## begin DATA SEGMENT

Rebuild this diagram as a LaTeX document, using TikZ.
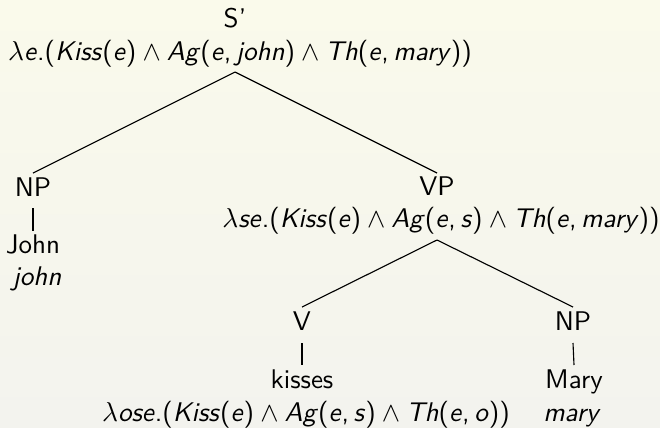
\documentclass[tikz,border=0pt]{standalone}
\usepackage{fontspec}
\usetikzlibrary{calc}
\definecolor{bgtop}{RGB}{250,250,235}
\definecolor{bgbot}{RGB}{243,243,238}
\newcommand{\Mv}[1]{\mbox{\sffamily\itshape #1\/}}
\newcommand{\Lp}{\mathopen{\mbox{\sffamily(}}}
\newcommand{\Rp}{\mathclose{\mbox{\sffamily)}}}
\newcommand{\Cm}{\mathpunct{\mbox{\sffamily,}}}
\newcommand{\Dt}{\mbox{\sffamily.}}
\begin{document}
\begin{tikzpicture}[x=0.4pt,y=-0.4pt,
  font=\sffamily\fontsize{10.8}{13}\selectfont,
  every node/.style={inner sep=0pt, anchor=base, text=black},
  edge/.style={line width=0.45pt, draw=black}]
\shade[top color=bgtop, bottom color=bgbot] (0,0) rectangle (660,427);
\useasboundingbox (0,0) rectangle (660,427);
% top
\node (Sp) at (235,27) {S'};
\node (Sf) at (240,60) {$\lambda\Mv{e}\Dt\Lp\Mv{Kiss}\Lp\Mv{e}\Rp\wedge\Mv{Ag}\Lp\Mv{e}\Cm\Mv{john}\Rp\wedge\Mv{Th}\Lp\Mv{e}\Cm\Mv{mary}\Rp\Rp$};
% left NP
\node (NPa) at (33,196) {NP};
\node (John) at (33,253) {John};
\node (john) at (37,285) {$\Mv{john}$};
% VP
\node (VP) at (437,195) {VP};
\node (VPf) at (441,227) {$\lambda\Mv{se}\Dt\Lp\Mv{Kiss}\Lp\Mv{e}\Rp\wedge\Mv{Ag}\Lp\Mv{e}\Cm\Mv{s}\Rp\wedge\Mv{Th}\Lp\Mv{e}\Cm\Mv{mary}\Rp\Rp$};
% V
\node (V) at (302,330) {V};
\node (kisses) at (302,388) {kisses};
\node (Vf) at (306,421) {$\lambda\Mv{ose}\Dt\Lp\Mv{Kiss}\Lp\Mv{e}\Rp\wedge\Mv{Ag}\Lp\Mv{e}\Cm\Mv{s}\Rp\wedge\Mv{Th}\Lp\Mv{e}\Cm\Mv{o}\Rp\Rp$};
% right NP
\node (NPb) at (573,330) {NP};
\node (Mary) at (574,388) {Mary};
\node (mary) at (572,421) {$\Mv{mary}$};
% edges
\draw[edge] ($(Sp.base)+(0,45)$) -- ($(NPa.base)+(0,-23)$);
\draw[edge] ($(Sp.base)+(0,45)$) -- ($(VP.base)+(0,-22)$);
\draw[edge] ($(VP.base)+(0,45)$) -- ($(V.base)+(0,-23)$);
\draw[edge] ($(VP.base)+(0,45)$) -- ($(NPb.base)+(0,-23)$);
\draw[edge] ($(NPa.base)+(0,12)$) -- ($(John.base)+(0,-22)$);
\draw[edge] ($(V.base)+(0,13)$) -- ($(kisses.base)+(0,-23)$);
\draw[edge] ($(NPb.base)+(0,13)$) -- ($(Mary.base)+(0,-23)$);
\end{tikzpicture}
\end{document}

## end DATA SEGMENT

PROBLEM TO WORK ON. Go through the data above and transcribe it in full, omitting any image.

RESULT FOR THIS TASK.
Rebuild this diagram as a LaTeX document, using TikZ.
\documentclass[tikz,border=0pt]{standalone}
\usepackage{fontspec}
\usetikzlibrary{calc}
\definecolor{bgtop}{RGB}{250,250,235}
\definecolor{bgbot}{RGB}{243,243,238}
\newcommand{\Mv}[1]{\mbox{\sffamily\itshape #1\/}}
\newcommand{\Lp}{\mathopen{\mbox{\sffamily(}}}
\newcommand{\Rp}{\mathclose{\mbox{\sffamily)}}}
\newcommand{\Cm}{\mathpunct{\mbox{\sffamily,}}}
\newcommand{\Dt}{\mbox{\sffamily.}}
\begin{document}
\begin{tikzpicture}[x=0.4pt,y=-0.4pt,
  font=\sffamily\fontsize{10.8}{13}\selectfont,
  every node/.style={inner sep=0pt, anchor=base, text=black},
  edge/.style={line width=0.45pt, draw=black}]
\shade[top color=bgtop, bottom color=bgbot] (0,0) rectangle (660,427);
\useasboundingbox (0,0) rectangle (660,427);
% top
\node (Sp) at (235,27) {S'};
\node (Sf) at (240,60) {$\lambda\Mv{e}\Dt\Lp\Mv{Kiss}\Lp\Mv{e}\Rp\wedge\Mv{Ag}\Lp\Mv{e}\Cm\Mv{john}\Rp\wedge\Mv{Th}\Lp\Mv{e}\Cm\Mv{mary}\Rp\Rp$};
% left NP
\node (NPa) at (33,196) {NP};
\node (John) at (33,253) {John};
\node (john) at (37,285) {$\Mv{john}$};
% VP
\node (VP) at (437,195) {VP};
\node (VPf) at (441,227) {$\lambda\Mv{se}\Dt\Lp\Mv{Kiss}\Lp\Mv{e}\Rp\wedge\Mv{Ag}\Lp\Mv{e}\Cm\Mv{s}\Rp\wedge\Mv{Th}\Lp\Mv{e}\Cm\Mv{mary}\Rp\Rp$};
% V
\node (V) at (302,330) {V};
\node (kisses) at (302,388) {kisses};
\node (Vf) at (306,421) {$\lambda\Mv{ose}\Dt\Lp\Mv{Kiss}\Lp\Mv{e}\Rp\wedge\Mv{Ag}\Lp\Mv{e}\Cm\Mv{s}\Rp\wedge\Mv{Th}\Lp\Mv{e}\Cm\Mv{o}\Rp\Rp$};
% right NP
\node (NPb) at (573,330) {NP};
\node (Mary) at (574,388) {Mary};
\node (mary) at (572,421) {$\Mv{mary}$};
% edges
\draw[edge] ($(Sp.base)+(0,45)$) -- ($(NPa.base)+(0,-23)$);
\draw[edge] ($(Sp.base)+(0,45)$) -- ($(VP.base)+(0,-22)$);
\draw[edge] ($(VP.base)+(0,45)$) -- ($(V.base)+(0,-23)$);
\draw[edge] ($(VP.base)+(0,45)$) -- ($(NPb.base)+(0,-23)$);
\draw[edge] ($(NPa.base)+(0,12)$) -- ($(John.base)+(0,-22)$);
\draw[edge] ($(V.base)+(0,13)$) -- ($(kisses.base)+(0,-23)$);
\draw[edge] ($(NPb.base)+(0,13)$) -- ($(Mary.base)+(0,-23)$);
\end{tikzpicture}
\end{document}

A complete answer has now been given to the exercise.